Adam and I have been married almost 6 years. We were some of the first of our friends to get married, which means we’ve been to A LOT of weddings over the past 6 years. As we celebrated the marriage of a college friend last weekend, I couldn’t help but reflect on our marriage and some things I’ve learned or wished I’d known as I was planning the wedding and starting on the great adventure that is wedded bliss.
1. The wedding day is only the beginning of your marriage. So if everything isn’t perfect (and it won’t be) it’s OK. You have the rest of your lives together.
2. Don’t stress the small stuff. This is true for the day of the wedding (I promise you, your guests won’t care or probably remember if you have a favor or what your flowers were) but also after the wedding. Sure, it might drive me crazy that Adam leaves his towel on the floor, but I have learned to pick my battles. And sometimes that means I pick up his towel.
3. Marriage is a celebration! God created us to become one, and that’s a beautiful thing. Remember to celebrate your love after the wedding and the honeymoon. Go on dates, leave each other love notes. Find out what your spouse’s love language is and use it!
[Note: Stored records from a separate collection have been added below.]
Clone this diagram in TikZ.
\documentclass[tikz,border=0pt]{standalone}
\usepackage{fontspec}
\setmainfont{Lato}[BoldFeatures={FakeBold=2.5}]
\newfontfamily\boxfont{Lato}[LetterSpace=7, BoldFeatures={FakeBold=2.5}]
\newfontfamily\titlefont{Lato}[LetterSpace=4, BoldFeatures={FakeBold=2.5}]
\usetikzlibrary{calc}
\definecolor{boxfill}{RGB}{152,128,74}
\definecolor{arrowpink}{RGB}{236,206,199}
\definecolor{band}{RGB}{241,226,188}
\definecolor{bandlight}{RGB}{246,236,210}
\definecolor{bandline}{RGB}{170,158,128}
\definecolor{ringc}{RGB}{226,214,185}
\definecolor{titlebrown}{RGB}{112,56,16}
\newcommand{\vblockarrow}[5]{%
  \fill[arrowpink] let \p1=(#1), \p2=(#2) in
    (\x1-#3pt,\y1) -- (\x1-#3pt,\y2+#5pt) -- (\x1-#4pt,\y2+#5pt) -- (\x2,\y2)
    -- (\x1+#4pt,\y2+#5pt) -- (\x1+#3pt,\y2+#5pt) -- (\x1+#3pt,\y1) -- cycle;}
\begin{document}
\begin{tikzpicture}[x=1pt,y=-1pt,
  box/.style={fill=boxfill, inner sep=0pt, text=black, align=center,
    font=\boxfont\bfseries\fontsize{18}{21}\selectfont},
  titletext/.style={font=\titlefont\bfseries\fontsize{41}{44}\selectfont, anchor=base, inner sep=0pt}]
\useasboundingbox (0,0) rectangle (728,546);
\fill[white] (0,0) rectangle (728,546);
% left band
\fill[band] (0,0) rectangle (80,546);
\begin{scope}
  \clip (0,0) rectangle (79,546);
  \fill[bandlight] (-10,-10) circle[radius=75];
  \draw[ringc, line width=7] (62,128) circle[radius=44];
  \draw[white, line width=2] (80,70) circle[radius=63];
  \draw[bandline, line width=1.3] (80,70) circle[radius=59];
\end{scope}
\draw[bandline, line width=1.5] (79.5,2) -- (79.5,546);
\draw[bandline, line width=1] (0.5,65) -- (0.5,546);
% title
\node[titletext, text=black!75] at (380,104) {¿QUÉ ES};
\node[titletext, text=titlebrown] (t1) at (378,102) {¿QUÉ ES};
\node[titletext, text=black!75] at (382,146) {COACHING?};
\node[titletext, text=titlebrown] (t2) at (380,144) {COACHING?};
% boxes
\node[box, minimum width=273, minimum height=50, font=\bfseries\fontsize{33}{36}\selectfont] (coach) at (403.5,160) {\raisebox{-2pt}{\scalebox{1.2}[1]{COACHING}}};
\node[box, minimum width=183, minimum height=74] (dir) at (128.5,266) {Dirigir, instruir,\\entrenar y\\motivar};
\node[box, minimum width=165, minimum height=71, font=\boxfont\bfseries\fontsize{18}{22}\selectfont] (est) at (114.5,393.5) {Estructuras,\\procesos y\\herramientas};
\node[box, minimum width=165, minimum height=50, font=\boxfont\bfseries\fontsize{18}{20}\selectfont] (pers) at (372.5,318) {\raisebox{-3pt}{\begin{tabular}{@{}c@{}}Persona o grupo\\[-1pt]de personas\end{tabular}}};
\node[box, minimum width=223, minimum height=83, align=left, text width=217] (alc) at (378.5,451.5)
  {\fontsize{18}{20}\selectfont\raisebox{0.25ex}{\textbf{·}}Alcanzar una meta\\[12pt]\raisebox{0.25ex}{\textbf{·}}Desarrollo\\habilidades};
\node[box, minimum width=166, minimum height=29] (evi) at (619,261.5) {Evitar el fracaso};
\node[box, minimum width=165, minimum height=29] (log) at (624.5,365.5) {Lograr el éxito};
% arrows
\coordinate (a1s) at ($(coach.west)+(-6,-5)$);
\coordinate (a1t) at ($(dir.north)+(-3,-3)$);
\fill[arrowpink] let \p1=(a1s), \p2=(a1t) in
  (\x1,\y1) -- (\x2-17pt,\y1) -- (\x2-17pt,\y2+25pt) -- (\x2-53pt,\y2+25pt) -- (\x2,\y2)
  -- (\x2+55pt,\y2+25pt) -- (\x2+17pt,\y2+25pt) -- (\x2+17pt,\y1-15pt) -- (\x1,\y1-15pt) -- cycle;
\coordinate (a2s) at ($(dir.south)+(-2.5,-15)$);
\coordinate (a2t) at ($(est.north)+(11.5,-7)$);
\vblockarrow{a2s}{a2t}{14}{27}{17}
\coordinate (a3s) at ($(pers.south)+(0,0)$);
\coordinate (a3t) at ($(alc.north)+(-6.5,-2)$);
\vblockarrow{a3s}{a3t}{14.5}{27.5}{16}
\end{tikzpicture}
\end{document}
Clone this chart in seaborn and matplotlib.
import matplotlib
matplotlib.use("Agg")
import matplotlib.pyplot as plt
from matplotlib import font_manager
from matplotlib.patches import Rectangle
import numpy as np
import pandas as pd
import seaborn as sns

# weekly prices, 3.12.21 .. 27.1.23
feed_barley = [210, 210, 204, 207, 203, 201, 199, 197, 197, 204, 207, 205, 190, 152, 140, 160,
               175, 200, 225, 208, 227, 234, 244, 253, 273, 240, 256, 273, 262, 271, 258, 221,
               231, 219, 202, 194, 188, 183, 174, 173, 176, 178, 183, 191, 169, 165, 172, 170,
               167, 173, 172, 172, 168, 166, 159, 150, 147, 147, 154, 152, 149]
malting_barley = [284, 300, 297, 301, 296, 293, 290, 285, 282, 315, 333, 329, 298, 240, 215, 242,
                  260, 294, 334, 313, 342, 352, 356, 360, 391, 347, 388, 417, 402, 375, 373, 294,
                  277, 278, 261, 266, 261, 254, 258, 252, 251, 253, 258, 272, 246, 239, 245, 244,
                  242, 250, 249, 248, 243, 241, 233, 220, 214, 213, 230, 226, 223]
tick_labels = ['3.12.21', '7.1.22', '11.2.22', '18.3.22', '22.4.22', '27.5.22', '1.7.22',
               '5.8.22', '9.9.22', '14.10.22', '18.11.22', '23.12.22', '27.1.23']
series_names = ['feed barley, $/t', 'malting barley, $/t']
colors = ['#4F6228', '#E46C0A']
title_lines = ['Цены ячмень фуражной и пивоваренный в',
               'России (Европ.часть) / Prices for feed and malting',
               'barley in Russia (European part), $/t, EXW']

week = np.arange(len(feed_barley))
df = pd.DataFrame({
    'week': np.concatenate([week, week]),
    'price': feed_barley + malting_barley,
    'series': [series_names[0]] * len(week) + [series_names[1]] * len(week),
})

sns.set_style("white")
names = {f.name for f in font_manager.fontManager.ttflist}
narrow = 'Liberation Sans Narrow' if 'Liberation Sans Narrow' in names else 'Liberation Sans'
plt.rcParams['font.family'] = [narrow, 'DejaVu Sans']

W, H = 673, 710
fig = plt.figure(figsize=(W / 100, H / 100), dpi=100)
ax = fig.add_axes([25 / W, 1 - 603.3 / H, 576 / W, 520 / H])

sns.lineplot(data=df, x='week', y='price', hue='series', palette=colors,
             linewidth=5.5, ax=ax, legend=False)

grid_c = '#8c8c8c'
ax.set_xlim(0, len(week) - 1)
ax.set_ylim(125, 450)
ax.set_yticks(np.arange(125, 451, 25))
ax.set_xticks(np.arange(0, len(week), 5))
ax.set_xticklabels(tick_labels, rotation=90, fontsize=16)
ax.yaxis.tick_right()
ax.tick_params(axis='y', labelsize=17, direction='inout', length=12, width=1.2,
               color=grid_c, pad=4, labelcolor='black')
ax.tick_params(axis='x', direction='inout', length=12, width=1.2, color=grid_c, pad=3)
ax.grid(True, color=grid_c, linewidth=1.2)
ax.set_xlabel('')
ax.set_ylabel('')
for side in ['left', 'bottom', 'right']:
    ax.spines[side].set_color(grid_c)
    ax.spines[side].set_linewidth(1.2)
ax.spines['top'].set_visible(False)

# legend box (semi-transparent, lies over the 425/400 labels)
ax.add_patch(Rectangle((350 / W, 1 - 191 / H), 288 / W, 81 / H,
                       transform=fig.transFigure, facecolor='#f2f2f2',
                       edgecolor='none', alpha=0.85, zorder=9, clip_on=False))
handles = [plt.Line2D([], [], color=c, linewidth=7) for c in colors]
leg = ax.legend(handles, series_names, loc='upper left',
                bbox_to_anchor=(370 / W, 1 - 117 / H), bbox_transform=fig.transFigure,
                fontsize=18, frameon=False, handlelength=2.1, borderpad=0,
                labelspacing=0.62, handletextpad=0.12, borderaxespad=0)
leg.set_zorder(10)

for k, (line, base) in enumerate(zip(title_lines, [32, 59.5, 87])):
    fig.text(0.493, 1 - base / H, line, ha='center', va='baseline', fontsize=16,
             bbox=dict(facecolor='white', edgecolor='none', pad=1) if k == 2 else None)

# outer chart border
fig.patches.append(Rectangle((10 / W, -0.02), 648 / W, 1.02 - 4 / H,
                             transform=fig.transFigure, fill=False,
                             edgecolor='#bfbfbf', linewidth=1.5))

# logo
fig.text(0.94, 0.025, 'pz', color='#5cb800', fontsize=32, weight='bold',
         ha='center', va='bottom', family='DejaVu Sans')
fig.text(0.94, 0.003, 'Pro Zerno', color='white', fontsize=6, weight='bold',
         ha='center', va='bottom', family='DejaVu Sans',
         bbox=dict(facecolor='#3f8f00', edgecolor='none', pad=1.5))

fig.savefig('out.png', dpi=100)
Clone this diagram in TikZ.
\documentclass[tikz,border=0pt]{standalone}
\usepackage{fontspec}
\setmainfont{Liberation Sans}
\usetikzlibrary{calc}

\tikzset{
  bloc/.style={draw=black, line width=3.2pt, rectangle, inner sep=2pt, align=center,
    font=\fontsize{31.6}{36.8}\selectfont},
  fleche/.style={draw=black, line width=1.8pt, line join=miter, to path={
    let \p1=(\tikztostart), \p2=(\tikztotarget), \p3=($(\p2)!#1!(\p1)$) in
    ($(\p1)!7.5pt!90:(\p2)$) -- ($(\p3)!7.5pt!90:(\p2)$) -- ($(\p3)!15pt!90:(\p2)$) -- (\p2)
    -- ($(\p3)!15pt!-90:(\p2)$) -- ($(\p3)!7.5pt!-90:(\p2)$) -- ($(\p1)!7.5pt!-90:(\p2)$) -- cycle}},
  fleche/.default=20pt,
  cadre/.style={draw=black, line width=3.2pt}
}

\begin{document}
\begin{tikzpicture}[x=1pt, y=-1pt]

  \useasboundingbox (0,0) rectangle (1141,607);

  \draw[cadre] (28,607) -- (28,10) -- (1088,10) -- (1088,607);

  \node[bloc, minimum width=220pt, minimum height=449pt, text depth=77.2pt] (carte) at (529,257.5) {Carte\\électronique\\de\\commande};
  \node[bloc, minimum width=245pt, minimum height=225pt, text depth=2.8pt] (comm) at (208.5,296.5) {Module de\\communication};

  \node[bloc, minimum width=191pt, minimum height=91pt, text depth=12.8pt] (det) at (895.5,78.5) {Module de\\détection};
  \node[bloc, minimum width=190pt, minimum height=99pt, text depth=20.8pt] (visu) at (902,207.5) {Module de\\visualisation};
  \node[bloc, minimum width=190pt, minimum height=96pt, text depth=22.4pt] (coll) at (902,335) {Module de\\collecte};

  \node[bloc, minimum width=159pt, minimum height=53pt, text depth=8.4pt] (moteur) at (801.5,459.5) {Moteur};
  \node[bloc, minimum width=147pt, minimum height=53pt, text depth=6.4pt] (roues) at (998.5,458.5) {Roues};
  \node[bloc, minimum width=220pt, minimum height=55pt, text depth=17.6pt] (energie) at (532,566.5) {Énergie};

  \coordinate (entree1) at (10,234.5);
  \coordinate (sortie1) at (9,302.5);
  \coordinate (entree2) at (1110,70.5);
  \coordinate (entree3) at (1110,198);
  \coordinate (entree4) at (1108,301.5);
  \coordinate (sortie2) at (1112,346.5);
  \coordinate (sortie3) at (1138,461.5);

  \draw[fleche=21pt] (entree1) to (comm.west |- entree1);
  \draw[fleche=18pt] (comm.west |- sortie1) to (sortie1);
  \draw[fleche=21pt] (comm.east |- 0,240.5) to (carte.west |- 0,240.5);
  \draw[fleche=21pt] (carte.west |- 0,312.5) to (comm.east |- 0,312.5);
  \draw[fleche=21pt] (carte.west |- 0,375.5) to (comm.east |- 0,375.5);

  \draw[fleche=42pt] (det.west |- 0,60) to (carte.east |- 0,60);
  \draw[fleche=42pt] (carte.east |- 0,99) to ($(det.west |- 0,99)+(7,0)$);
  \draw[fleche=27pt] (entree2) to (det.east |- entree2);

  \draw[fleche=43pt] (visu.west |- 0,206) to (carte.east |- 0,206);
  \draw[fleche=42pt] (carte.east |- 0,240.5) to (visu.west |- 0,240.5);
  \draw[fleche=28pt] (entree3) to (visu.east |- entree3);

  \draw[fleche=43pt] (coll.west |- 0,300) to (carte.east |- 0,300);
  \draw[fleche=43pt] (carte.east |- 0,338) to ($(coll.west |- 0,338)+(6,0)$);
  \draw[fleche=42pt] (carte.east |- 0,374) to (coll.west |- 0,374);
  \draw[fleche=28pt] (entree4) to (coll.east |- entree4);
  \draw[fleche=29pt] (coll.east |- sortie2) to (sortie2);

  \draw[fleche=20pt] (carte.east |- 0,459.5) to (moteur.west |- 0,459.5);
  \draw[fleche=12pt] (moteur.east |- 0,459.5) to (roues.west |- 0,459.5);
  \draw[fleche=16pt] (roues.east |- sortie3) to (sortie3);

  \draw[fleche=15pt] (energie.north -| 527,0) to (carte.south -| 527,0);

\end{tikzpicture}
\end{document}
4. Take time to savor the moment. It’s easy to rush through a wedding day and to rush through life, always looking forward to the next big thing. Don’t miss out on the joys of day-to-day life. That means I play another game of ping-pong with Adam (even when I don’t feel like it), stay up 10 minutes later to talk about our day, or take time to make him breakfast.
5. When you go to weddings, pay special attention to the vows. Repeat them to yourself, and remember what you committed to. Also commit to encouraging and loving your friends who are married. When you celebrate a wedding with someone, I think of it as taking part in their marriage, not just on that day, but in the future too. Married couples need all the encouragement and love they can get!
What do you do to make your marriage fun?